There has always been diversity of offering in the fitness and gym sector – from ladies only gyms, luxury gyms, 24-hour gyms, to fully serviced health clubs. The big story of the last few years has been the rise of the budget gym and the coinciding demise of the mid-range gym.
2014 has seen established mid-range companies such as LA Fitness run into financial problems leading to significant restructuring of their businesses. Competition from budget gyms during the ‘age of austerity’ has given consumers an even wider choice of fitness provider, with considerably lower membership charges making savvy consumers question the value of their existing provider, and attracting reluctant gym-goers out of the woodwork.
Budget gym operators have almost sprung up out of nowhere – Xercise4Less, for example, had only nine gyms in 2013 and now have 24 with a further 17 opening soon. Even Sir Stelios is getting in on the act with his Easy brand creating easyGym, no doubt with its signature orange look.
So why are budget gyms so popular?
First there is cost. With membership contracts at around £10 – £20 per month, budget gyms are certainly cheaper than alternative providers such as David Lloyd or Virgin Active which charge much more. Yes, mid-range and high-end gyms usually have better facilities – it’s rare a budget gym has a pool or sauna for example – but not all consumers are happy to pay for ‘free’ facilities which they don’t want to, or don’t have the time to use.
Criticism in the past over long contract periods and dubious cancellation procedures have made consumers reluctant to even consider starting a costly membership in the first place. Many budget gyms offer contracts with no lock in period, and some offer pay-as-you-go membership which can be used at any of their branches, offering a huge degree of flexibility. While some consumers like the idea of being locked-in as a motivation to actually use the gym as often as possible, with changing work-life patterns, there is a need to cater to a growing army of consumers who demand greater flexibility and not being fleeced for payment when life sometimes takes over.
Many wonder how the gyms can offer membership at such low rates. The answer is simple – no frills. At some budget gyms, you pay for the basic membership and then can pay for the extras you want, rather than having them included whether you use them or not. Classes can be included or for an extra charge, and PTs are additional if you prefer something more one-to-one. You will have to bring (or pay for) your own drinks, and possibly for extras such as the use of hairdryers. Don’t expect fancy showers or to have towels provided – you may not even get a towel hook in your shower cubicle, or a lock for your locker! (hint – bring your own)
The model relies on large numbers. Cheap membership rates attract a huge number of cash-strapped consumers keen to save money on gym membership, and while many will attend frequently, some will not. The urge to cancel the membership is not so strong when it’s ‘only’ a few pounds a month. But as even the more expensive, luxurious clubs have not been very helpful when it comes to cancelling your contract, it’s still a lot less painful to be locked-in to £10 a month than £40. For customers who don’t want the fancy extras and just need a clean, no-hassle environment to work out, it’s not hard to see the attraction of budget gyms.

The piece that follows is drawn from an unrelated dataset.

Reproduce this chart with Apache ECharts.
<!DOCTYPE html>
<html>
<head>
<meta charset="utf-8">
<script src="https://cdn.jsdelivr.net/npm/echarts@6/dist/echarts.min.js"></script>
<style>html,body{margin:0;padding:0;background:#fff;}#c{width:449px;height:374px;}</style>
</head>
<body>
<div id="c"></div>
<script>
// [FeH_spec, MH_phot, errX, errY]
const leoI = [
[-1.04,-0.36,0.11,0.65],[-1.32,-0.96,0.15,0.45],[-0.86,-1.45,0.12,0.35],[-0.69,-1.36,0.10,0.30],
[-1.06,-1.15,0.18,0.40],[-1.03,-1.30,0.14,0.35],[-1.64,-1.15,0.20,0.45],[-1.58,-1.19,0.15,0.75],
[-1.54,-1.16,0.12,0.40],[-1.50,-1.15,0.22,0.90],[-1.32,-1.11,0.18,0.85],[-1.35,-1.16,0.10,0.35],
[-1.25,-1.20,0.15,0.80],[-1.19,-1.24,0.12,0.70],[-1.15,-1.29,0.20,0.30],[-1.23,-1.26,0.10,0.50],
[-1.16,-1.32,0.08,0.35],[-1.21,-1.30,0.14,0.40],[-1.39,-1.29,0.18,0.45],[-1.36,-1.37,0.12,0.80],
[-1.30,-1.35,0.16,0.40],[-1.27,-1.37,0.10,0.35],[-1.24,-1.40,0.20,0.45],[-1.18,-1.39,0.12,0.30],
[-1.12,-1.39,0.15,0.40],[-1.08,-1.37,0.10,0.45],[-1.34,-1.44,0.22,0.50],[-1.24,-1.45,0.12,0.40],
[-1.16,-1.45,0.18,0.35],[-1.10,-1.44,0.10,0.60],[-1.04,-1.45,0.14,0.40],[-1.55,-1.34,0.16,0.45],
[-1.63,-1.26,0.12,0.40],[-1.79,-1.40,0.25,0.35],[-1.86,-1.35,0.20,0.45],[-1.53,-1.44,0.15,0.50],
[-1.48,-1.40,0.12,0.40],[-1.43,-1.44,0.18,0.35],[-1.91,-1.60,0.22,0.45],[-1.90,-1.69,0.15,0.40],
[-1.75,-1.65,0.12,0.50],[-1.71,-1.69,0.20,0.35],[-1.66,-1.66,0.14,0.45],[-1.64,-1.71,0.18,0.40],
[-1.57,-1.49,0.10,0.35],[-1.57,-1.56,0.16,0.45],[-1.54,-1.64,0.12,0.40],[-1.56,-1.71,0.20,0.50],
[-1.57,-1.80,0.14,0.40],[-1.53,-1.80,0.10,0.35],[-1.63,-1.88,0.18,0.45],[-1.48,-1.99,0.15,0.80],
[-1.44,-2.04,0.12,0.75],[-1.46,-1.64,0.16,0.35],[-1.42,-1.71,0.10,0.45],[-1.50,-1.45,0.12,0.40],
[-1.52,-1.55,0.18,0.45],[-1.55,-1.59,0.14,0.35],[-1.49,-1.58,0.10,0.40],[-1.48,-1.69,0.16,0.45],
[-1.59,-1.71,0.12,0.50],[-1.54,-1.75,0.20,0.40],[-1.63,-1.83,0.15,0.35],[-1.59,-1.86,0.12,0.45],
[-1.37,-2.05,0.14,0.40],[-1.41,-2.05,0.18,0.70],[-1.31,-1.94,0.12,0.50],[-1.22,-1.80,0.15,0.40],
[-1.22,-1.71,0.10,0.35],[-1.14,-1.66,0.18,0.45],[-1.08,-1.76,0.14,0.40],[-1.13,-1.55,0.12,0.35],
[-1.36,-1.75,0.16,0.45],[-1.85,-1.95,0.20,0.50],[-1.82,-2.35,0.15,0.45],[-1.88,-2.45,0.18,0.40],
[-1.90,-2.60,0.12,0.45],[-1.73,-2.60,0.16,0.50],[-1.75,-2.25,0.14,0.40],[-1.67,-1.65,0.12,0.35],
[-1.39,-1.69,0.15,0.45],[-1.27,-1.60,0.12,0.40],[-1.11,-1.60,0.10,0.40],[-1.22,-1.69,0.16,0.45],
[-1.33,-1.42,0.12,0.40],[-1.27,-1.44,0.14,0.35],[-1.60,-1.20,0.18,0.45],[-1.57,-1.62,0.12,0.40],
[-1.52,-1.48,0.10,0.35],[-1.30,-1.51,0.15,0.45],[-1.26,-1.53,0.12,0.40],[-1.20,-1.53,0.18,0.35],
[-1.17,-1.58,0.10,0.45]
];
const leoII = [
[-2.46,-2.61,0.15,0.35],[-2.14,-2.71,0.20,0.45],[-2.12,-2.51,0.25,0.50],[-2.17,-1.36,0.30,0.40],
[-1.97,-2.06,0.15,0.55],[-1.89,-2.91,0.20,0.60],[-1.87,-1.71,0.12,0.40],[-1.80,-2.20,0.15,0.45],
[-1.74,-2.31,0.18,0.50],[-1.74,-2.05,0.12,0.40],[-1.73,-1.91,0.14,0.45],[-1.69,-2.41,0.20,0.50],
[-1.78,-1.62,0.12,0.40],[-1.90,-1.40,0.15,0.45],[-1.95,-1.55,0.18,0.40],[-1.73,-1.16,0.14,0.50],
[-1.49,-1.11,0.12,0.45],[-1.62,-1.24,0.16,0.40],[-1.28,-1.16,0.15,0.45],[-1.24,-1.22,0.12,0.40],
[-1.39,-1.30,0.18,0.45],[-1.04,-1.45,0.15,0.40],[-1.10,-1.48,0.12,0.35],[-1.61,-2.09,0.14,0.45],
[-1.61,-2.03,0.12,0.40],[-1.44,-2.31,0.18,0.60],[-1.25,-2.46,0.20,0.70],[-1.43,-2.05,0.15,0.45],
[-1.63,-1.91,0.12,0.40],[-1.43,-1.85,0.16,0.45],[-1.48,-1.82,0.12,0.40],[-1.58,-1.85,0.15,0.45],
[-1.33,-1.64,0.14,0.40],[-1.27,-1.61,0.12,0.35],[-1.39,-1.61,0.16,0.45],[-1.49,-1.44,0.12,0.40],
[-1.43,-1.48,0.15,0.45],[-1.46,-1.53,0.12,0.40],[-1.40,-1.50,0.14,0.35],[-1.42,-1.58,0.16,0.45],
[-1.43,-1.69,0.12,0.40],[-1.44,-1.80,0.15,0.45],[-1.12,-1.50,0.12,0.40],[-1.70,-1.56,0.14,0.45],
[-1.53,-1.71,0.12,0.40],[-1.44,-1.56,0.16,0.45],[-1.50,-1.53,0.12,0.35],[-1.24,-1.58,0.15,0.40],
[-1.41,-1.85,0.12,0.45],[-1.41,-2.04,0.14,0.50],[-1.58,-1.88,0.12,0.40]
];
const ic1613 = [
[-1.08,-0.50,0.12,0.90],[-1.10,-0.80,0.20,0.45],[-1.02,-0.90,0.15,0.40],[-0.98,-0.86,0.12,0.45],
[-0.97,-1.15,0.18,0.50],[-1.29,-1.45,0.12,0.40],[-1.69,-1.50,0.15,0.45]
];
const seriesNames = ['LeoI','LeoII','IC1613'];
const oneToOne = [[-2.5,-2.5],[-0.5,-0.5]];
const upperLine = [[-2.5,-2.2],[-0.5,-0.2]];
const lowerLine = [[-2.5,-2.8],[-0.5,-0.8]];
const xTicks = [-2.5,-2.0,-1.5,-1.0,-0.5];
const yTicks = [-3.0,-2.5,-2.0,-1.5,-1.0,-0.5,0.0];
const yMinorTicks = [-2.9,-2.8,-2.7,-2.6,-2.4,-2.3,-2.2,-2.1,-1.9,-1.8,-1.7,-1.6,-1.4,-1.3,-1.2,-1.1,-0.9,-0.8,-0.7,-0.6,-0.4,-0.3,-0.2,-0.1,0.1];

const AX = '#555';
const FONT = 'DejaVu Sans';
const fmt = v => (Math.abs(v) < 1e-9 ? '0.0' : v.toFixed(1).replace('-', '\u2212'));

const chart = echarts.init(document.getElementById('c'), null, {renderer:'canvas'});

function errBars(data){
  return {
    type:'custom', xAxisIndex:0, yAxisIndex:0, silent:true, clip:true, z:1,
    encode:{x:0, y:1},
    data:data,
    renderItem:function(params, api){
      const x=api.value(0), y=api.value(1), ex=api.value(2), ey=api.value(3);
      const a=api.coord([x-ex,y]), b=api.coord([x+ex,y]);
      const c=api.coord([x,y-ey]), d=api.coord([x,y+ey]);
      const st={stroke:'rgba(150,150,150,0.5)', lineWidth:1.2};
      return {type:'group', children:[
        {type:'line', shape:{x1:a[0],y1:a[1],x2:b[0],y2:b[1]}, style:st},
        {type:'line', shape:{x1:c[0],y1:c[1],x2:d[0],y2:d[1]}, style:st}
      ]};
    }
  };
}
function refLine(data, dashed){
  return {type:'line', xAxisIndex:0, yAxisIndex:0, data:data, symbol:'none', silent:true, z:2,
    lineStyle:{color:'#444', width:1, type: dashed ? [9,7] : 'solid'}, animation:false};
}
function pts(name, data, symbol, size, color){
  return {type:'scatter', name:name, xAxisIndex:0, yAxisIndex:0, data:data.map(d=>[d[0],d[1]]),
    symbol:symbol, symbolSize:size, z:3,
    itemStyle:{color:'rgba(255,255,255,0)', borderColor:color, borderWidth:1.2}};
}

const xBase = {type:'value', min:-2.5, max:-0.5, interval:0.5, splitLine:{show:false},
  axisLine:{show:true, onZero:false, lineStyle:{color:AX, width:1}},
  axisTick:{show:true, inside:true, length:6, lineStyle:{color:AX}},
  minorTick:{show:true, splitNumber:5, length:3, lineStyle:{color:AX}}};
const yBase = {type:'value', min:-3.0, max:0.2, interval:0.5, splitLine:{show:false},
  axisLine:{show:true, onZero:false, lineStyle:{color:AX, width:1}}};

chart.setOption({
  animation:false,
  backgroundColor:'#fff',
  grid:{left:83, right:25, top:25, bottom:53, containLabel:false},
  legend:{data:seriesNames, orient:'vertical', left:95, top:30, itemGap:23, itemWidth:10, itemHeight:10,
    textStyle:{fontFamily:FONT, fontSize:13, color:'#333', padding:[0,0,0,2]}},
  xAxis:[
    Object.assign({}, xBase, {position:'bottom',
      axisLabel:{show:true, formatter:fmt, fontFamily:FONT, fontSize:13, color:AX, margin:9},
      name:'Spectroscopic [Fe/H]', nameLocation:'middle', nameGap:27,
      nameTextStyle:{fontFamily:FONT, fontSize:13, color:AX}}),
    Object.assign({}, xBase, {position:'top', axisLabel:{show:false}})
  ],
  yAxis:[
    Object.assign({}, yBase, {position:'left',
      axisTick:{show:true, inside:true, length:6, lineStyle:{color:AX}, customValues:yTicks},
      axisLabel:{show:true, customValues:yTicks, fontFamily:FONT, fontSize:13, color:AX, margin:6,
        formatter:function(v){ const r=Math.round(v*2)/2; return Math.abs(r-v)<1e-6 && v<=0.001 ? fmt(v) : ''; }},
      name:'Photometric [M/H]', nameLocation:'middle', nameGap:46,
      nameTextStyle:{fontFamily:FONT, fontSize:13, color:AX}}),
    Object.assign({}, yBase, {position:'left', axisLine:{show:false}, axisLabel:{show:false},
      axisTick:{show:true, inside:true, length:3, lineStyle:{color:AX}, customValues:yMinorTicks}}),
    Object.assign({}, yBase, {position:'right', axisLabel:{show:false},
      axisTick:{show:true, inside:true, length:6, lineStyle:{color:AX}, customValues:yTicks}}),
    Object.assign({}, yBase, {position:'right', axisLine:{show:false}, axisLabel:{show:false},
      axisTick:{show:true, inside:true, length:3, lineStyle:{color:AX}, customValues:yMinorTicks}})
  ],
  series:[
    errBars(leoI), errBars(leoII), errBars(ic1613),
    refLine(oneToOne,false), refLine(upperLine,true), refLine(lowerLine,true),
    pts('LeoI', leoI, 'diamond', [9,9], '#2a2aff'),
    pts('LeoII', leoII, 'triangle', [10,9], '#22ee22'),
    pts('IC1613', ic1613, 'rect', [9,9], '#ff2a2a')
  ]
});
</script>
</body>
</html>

We don’t think that more expensive gyms have had their day – there are plenty of consumers who do want the extras and are willing to pay for more luxurious surroundings – but the growth of the budget gym sector has forced higher-end providers to look at their offering. For example, David Lloyd promote their multi-million pound investments across several of their clubs, having made significant improvements to fitness equipment, lounges, pools, and kids clubs.
We think that there is room for all types of fitness providers which cater for many different types of consumer preferences. Some people are prepared to pay for luxury, some like the friendliness and pay-as-you-go model of the local leisure centre, and others just want to work out with no fuss. Mid-range gyms will suffer, and have suffered as this last year has paid testament, unless they can compete on price, or compete on luxury. With consumers being squeezed financially for the foreseeable future budget gyms will continue to hold their deserved place in the fitness sector.